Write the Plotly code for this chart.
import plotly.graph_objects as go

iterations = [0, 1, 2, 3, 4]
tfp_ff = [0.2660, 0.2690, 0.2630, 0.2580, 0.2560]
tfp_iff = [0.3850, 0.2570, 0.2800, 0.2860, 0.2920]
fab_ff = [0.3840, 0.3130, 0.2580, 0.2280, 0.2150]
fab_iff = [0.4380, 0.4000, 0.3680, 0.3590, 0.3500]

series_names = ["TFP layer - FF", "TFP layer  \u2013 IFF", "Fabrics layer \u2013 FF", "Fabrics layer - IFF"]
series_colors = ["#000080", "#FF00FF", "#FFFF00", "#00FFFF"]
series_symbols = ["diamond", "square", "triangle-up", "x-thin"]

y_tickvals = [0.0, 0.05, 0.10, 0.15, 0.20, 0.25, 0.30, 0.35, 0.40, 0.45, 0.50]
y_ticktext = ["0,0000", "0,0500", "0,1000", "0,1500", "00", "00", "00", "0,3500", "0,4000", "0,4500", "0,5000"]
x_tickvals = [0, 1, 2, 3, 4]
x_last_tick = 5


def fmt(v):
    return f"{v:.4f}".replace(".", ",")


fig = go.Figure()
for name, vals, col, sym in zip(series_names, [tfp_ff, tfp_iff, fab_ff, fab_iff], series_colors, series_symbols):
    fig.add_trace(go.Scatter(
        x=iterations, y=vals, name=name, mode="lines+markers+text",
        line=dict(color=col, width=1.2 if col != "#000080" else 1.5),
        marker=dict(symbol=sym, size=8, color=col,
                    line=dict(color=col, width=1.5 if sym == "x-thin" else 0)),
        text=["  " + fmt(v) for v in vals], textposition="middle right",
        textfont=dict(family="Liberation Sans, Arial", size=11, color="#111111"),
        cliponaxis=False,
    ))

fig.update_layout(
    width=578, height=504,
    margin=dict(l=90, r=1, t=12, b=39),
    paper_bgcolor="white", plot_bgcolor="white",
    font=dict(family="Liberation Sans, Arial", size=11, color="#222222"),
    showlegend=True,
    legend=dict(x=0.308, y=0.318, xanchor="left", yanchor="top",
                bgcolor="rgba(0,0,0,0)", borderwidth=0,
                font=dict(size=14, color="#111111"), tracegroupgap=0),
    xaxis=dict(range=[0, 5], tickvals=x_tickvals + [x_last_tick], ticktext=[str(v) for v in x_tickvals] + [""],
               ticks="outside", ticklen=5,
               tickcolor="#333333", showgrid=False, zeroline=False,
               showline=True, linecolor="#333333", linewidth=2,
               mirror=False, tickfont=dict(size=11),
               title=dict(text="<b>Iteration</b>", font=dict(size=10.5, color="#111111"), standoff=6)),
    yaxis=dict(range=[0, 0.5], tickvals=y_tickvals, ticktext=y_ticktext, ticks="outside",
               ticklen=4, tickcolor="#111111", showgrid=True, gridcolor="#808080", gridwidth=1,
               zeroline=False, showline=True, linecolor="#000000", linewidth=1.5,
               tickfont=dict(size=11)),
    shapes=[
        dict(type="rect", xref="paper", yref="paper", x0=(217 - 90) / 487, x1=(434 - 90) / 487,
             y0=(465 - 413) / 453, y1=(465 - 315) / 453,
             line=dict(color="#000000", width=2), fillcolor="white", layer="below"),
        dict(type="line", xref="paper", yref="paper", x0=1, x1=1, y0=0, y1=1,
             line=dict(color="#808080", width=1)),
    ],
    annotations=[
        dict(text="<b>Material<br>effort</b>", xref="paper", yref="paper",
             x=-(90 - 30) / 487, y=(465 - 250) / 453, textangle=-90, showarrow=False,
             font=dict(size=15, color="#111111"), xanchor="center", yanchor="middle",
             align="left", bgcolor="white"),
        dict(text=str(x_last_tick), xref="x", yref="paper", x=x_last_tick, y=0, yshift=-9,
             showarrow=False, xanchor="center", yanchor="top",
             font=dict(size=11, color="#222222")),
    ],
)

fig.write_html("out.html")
==*==
Reproduce all data above, unchanged.

Write the Plotly code for this chart.
import plotly.graph_objects as go

iterations = [0, 1, 2, 3, 4]
tfp_ff = [0.2660, 0.2690, 0.2630, 0.2580, 0.2560]
tfp_iff = [0.3850, 0.2570, 0.2800, 0.2860, 0.2920]
fab_ff = [0.3840, 0.3130, 0.2580, 0.2280, 0.2150]
fab_iff = [0.4380, 0.4000, 0.3680, 0.3590, 0.3500]

series_names = ["TFP layer - FF", "TFP layer  \u2013 IFF", "Fabrics layer \u2013 FF", "Fabrics layer - IFF"]
series_colors = ["#000080", "#FF00FF", "#FFFF00", "#00FFFF"]
series_symbols = ["diamond", "square", "triangle-up", "x-thin"]

y_tickvals = [0.0, 0.05, 0.10, 0.15, 0.20, 0.25, 0.30, 0.35, 0.40, 0.45, 0.50]
y_ticktext = ["0,0000", "0,0500", "0,1000", "0,1500", "00", "00", "00", "0,3500", "0,4000", "0,4500", "0,5000"]
x_tickvals = [0, 1, 2, 3, 4]
x_last_tick = 5


def fmt(v):
    return f"{v:.4f}".replace(".", ",")


fig = go.Figure()
for name, vals, col, sym in zip(series_names, [tfp_ff, tfp_iff, fab_ff, fab_iff], series_colors, series_symbols):
    fig.add_trace(go.Scatter(
        x=iterations, y=vals, name=name, mode="lines+markers+text",
        line=dict(color=col, width=1.2 if col != "#000080" else 1.5),
        marker=dict(symbol=sym, size=8, color=col,
                    line=dict(color=col, width=1.5 if sym == "x-thin" else 0)),
        text=["  " + fmt(v) for v in vals], textposition="middle right",
        textfont=dict(family="Liberation Sans, Arial", size=11, color="#111111"),
        cliponaxis=False,
    ))

fig.update_layout(
    width=578, height=504,
    margin=dict(l=90, r=1, t=12, b=39),
    paper_bgcolor="white", plot_bgcolor="white",
    font=dict(family="Liberation Sans, Arial", size=11, color="#222222"),
    showlegend=True,
    legend=dict(x=0.308, y=0.318, xanchor="left", yanchor="top",
                bgcolor="rgba(0,0,0,0)", borderwidth=0,
                font=dict(size=14, color="#111111"), tracegroupgap=0),
    xaxis=dict(range=[0, 5], tickvals=x_tickvals + [x_last_tick], ticktext=[str(v) for v in x_tickvals] + [""],
               ticks="outside", ticklen=5,
               tickcolor="#333333", showgrid=False, zeroline=False,
               showline=True, linecolor="#333333", linewidth=2,
               mirror=False, tickfont=dict(size=11),
               title=dict(text="<b>Iteration</b>", font=dict(size=10.5, color="#111111"), standoff=6)),
    yaxis=dict(range=[0, 0.5], tickvals=y_tickvals, ticktext=y_ticktext, ticks="outside",
               ticklen=4, tickcolor="#111111", showgrid=True, gridcolor="#808080", gridwidth=1,
               zeroline=False, showline=True, linecolor="#000000", linewidth=1.5,
               tickfont=dict(size=11)),
    shapes=[
        dict(type="rect", xref="paper", yref="paper", x0=(217 - 90) / 487, x1=(434 - 90) / 487,
             y0=(465 - 413) / 453, y1=(465 - 315) / 453,
             line=dict(color="#000000", width=2), fillcolor="white", layer="below"),
        dict(type="line", xref="paper", yref="paper", x0=1, x1=1, y0=0, y1=1,
             line=dict(color="#808080", width=1)),
    ],
    annotations=[
        dict(text="<b>Material<br>effort</b>", xref="paper", yref="paper",
             x=-(90 - 30) / 487, y=(465 - 250) / 453, textangle=-90, showarrow=False,
             font=dict(size=15, color="#111111"), xanchor="center", yanchor="middle",
             align="left", bgcolor="white"),
        dict(text=str(x_last_tick), xref="x", yref="paper", x=x_last_tick, y=0, yshift=-9,
             showarrow=False, xanchor="center", yanchor="top",
             font=dict(size=11, color="#222222")),
    ],
)

fig.write_html("out.html")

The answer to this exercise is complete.